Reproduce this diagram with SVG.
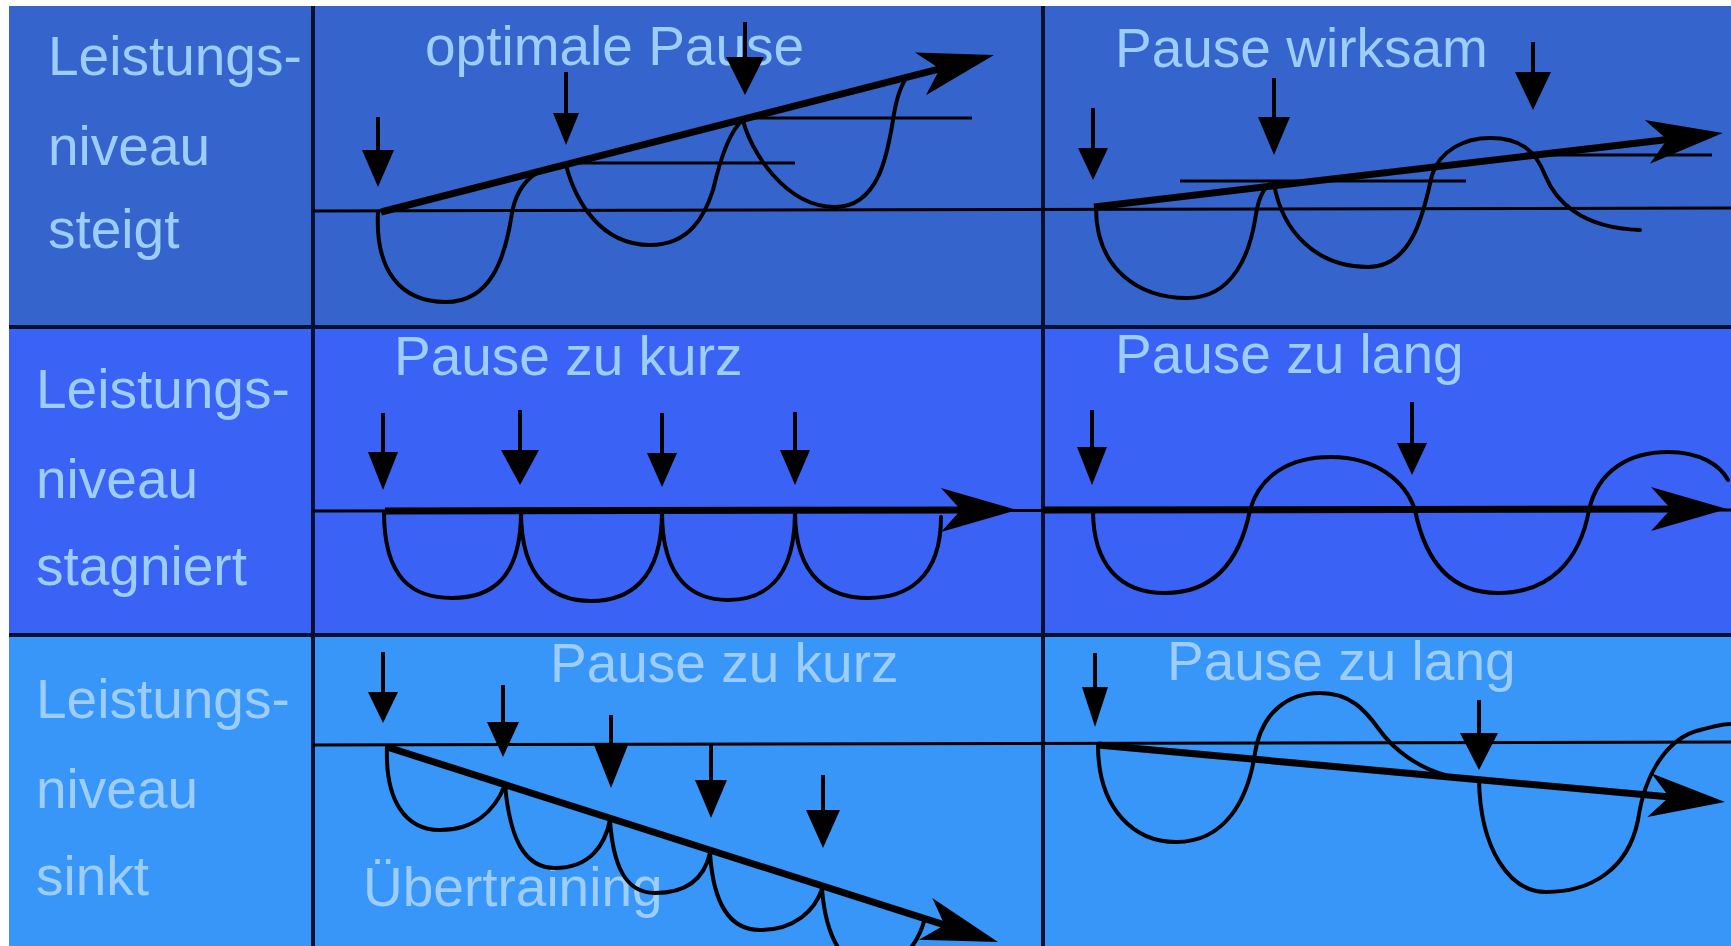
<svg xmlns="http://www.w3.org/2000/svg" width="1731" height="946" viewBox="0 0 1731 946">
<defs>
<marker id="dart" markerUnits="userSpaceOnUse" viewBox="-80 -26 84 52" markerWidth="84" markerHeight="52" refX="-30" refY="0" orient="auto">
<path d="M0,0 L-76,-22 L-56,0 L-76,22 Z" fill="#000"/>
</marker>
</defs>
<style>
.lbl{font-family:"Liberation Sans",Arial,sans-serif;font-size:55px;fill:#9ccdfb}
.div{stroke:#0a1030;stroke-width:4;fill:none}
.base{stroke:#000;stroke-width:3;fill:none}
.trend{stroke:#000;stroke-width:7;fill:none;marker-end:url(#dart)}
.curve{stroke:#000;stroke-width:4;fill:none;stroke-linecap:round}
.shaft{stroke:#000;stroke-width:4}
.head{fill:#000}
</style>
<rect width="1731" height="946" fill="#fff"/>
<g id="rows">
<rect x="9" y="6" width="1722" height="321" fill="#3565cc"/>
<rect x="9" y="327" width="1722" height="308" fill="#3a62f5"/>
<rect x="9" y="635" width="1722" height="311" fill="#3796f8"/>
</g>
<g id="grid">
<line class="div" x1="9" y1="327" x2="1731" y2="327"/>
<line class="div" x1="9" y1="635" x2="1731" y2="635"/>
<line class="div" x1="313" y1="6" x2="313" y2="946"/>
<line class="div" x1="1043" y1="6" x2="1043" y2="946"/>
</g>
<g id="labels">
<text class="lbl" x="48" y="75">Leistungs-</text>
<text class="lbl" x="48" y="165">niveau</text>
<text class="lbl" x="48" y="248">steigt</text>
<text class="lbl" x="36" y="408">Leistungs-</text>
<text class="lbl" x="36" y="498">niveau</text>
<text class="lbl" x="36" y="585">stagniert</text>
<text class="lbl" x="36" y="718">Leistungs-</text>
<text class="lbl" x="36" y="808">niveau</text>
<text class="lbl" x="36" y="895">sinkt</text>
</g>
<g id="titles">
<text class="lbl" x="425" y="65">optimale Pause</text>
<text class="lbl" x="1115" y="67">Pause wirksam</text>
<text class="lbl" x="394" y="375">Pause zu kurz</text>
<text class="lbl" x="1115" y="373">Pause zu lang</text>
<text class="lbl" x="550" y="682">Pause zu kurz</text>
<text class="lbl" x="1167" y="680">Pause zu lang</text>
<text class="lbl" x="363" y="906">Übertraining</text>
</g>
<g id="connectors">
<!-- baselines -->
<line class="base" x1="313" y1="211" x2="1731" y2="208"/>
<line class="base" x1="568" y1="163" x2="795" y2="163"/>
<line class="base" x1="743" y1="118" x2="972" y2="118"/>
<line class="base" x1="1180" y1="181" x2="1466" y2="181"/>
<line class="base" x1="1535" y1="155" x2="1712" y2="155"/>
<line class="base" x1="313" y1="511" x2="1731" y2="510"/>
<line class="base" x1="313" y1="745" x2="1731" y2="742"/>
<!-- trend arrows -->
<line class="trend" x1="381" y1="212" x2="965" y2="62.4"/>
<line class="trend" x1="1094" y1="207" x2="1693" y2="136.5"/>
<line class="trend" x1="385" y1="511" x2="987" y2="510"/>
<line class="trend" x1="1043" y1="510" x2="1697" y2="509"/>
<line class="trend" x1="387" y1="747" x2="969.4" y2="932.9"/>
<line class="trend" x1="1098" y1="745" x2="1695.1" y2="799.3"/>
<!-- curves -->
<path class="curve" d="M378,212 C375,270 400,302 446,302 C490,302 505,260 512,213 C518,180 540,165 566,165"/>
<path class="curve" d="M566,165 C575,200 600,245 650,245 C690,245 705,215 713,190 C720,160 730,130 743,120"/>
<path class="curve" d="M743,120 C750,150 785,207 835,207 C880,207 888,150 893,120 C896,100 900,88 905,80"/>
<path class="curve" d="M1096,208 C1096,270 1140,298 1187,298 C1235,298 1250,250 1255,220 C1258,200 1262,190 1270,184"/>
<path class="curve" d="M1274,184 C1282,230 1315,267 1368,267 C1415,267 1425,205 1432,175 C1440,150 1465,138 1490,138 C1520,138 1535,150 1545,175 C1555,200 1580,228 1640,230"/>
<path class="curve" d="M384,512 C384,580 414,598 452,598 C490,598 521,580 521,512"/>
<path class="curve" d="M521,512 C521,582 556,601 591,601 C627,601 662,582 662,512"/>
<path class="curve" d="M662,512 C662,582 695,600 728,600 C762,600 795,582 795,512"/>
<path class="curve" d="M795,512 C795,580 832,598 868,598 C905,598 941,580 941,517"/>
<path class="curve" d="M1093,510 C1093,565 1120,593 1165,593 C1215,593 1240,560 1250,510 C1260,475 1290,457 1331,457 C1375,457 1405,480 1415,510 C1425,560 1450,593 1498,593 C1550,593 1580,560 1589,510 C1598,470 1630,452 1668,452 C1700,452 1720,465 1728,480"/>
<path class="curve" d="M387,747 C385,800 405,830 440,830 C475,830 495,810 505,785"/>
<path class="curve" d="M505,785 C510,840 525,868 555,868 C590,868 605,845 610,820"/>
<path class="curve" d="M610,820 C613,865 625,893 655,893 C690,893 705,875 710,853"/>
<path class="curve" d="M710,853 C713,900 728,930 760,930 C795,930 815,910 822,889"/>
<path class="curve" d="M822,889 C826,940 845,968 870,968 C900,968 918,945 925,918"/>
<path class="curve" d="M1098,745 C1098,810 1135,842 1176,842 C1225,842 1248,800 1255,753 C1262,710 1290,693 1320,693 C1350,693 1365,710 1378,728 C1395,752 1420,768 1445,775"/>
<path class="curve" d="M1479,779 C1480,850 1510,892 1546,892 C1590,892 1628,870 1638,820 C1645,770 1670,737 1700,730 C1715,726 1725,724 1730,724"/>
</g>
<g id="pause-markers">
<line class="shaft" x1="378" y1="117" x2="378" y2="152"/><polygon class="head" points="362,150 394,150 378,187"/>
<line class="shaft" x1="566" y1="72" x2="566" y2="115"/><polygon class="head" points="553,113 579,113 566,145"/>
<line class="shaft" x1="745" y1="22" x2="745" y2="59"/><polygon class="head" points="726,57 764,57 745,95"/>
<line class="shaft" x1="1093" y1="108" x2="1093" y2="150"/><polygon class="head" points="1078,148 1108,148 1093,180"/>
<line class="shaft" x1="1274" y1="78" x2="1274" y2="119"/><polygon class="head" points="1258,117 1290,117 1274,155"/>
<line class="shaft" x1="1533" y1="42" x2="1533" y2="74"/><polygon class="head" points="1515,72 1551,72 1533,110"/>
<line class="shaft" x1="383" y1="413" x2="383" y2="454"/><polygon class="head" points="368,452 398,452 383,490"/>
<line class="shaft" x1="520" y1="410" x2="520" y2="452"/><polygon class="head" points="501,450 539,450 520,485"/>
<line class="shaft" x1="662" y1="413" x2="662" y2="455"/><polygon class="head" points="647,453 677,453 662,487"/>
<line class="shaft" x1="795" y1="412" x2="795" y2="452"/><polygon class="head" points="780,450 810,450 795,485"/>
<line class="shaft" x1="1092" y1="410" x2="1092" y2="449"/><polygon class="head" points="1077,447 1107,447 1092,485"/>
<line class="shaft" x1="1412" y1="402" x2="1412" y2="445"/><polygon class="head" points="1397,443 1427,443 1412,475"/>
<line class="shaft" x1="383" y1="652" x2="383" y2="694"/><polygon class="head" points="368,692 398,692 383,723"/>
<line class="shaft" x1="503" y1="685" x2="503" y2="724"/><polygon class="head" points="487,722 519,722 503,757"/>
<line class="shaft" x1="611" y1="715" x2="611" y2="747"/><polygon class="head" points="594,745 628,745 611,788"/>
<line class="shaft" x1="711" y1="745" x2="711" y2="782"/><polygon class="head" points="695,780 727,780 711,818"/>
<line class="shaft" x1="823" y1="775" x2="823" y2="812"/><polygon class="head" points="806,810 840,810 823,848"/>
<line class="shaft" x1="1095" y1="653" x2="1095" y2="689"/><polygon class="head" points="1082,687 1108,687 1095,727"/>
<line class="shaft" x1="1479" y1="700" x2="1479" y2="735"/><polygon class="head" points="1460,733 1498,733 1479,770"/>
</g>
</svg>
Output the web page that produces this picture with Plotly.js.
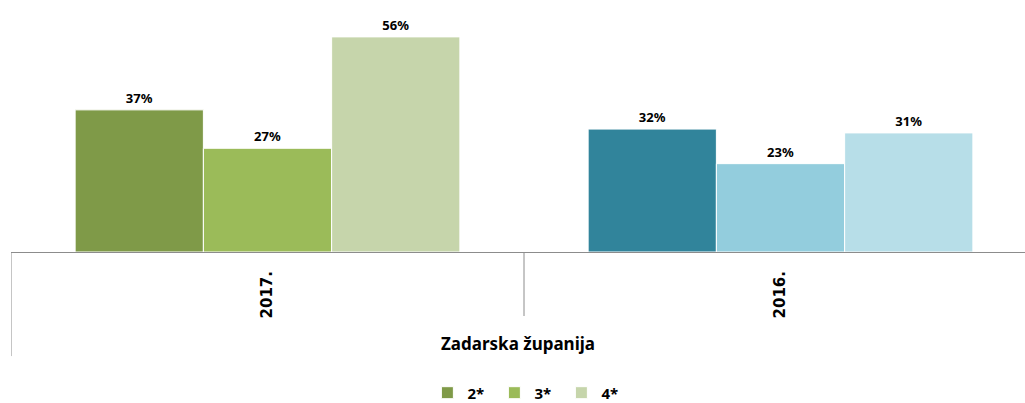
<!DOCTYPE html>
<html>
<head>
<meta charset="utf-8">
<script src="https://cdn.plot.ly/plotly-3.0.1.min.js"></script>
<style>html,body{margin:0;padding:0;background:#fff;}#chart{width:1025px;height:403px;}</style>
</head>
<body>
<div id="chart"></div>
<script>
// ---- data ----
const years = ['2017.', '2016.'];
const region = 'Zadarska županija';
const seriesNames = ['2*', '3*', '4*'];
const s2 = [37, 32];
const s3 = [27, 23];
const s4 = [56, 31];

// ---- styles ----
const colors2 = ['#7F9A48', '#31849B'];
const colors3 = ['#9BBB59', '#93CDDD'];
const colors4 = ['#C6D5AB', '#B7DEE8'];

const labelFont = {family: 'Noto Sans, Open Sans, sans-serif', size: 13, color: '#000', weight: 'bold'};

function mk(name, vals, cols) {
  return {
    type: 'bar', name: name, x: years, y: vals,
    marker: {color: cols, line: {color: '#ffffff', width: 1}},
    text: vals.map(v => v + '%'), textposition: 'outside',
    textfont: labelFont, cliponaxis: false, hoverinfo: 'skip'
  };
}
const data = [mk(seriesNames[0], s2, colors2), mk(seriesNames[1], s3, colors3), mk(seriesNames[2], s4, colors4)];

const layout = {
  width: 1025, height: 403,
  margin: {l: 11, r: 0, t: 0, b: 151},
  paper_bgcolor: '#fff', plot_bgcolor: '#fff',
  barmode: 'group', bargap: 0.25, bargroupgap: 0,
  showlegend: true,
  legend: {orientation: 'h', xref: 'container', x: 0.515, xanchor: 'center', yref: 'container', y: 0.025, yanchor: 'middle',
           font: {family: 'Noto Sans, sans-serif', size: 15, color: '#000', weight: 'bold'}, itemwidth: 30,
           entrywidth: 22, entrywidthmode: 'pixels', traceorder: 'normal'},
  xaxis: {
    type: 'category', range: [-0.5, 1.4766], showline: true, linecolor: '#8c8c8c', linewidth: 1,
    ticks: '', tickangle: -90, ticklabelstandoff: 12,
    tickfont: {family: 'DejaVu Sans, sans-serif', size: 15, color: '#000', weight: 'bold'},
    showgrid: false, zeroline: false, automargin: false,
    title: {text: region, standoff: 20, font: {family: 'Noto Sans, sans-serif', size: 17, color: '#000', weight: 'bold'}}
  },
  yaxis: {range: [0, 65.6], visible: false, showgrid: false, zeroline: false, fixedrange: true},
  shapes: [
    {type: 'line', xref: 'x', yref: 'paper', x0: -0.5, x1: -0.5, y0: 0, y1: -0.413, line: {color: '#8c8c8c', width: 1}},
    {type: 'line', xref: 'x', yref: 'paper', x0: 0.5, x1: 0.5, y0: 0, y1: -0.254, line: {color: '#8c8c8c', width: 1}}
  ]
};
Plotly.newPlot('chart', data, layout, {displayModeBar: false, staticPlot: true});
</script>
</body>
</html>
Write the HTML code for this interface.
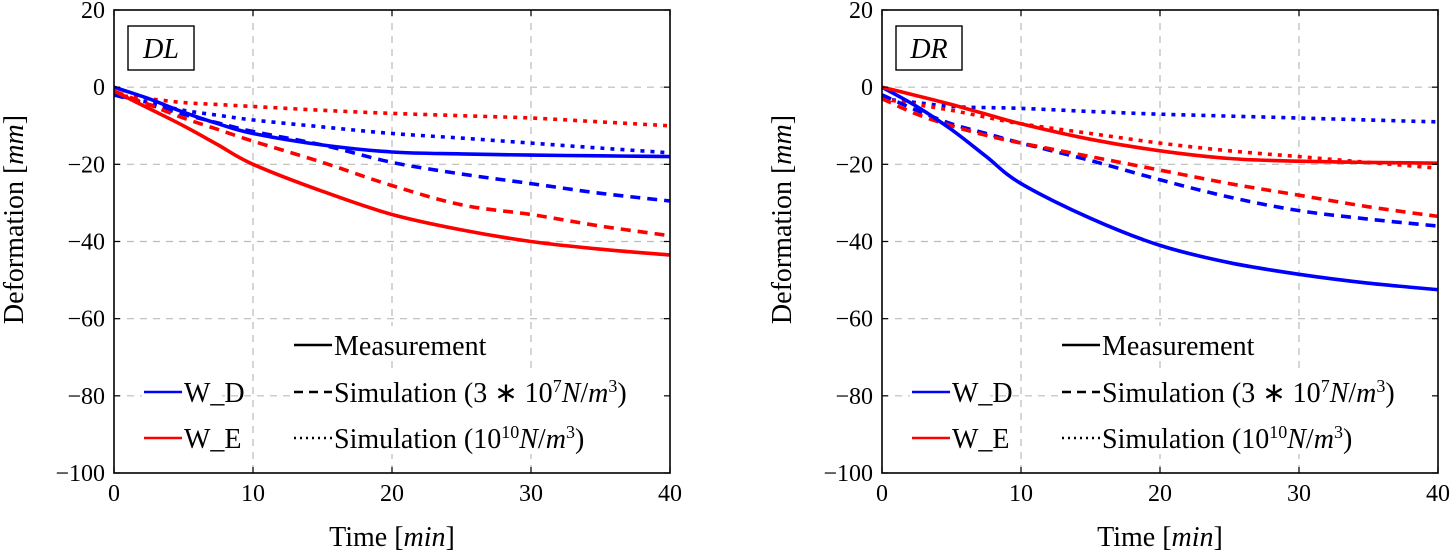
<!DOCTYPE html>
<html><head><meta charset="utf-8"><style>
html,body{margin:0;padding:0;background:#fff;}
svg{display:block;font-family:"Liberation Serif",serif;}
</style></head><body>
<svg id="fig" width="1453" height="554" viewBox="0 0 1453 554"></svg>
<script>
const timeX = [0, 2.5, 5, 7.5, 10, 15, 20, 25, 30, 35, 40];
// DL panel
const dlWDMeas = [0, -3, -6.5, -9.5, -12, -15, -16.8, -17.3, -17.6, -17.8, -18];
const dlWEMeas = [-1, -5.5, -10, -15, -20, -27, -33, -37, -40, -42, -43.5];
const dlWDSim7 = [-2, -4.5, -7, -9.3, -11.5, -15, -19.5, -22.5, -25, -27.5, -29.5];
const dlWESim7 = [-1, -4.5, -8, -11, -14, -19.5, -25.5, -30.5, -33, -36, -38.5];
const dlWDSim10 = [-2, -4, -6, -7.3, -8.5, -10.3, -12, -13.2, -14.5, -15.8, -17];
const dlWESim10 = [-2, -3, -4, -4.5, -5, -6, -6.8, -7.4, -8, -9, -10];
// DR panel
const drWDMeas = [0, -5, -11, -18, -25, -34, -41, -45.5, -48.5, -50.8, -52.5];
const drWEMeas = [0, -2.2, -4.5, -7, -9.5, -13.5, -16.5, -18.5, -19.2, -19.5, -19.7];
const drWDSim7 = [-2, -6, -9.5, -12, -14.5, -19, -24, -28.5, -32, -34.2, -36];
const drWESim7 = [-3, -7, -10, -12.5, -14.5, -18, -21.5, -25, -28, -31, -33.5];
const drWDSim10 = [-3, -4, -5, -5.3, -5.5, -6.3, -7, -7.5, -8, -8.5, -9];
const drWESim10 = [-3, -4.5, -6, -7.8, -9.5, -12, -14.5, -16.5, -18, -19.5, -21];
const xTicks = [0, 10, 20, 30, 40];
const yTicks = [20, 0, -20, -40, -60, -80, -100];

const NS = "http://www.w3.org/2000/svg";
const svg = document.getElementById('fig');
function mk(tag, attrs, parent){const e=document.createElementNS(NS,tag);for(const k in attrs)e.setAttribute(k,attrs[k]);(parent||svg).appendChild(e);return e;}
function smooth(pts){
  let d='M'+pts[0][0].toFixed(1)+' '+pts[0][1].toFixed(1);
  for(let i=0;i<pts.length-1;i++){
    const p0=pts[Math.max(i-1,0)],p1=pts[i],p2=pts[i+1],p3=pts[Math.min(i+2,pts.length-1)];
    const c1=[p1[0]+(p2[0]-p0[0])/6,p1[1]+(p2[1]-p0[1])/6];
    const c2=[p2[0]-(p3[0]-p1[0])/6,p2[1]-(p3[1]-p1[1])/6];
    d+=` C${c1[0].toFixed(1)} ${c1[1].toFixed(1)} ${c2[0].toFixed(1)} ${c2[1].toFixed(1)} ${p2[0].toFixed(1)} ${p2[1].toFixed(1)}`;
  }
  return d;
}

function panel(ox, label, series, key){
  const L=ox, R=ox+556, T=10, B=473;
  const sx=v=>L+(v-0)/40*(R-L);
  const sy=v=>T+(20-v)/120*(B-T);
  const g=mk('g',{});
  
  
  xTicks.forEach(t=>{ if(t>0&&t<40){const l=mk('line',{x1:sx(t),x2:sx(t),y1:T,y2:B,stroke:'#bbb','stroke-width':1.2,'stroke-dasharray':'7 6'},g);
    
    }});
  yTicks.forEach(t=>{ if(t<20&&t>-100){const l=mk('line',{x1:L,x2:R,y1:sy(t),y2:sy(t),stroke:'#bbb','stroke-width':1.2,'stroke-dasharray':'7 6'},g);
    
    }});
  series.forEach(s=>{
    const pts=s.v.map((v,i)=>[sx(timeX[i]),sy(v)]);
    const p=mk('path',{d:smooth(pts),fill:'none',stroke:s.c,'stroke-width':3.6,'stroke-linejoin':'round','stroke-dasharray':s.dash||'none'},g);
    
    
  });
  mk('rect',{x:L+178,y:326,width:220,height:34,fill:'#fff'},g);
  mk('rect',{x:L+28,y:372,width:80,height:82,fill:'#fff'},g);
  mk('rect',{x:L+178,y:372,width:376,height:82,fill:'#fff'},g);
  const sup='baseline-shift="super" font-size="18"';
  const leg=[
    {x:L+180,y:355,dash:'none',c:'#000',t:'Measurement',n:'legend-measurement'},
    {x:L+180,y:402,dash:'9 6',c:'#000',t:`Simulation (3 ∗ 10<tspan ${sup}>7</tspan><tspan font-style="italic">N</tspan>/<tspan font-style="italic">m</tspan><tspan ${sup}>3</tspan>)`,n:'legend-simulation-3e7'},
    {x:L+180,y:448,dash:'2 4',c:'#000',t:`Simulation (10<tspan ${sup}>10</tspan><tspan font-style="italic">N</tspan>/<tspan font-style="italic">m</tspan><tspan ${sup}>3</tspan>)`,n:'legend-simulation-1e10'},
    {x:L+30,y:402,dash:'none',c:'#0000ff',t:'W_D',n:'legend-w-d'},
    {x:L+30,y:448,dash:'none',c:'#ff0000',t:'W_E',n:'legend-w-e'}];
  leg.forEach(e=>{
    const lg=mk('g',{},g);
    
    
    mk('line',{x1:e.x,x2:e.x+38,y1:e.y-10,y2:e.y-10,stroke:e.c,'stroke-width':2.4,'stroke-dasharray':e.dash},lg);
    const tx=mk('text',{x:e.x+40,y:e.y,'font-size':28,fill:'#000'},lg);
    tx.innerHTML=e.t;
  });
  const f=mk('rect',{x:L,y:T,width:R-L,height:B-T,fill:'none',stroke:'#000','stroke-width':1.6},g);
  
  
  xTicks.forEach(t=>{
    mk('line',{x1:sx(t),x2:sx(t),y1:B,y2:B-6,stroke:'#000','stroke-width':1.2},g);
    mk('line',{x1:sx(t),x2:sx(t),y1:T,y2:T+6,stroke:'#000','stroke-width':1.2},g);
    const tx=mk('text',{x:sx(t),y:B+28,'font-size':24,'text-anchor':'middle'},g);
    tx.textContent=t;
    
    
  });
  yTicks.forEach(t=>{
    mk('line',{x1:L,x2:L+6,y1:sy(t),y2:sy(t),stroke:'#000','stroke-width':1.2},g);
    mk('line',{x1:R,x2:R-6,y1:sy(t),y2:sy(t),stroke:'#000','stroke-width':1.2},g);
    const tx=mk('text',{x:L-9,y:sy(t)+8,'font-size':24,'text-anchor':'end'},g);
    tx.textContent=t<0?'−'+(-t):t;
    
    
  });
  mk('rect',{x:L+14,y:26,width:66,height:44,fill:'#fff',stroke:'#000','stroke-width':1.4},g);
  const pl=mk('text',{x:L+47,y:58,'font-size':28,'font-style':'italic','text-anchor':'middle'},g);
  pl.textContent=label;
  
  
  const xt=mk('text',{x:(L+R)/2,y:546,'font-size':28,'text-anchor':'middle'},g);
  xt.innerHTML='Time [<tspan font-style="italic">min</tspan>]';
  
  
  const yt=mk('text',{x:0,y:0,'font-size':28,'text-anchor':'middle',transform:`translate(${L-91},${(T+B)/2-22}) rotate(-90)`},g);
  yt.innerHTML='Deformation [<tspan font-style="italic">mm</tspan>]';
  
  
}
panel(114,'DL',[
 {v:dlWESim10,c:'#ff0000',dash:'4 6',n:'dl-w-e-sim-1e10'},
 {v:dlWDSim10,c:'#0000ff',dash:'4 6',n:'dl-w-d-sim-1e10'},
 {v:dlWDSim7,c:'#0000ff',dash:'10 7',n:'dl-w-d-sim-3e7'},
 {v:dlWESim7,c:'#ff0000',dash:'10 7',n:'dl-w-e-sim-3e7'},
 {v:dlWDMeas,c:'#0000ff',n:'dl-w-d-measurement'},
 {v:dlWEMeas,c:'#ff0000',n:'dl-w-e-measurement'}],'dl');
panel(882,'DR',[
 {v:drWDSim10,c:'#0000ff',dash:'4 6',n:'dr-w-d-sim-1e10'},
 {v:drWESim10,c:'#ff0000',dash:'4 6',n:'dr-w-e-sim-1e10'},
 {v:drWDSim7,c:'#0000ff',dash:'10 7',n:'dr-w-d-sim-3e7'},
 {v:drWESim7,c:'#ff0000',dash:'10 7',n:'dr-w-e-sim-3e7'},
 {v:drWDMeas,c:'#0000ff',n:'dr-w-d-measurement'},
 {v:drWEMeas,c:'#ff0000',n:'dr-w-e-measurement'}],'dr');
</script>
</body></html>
┄┄┄┄┄┄
- Given exercise -
Report the number of lines in the listing that include the string "with"; give nothing but the number.

- Answer to this task -
2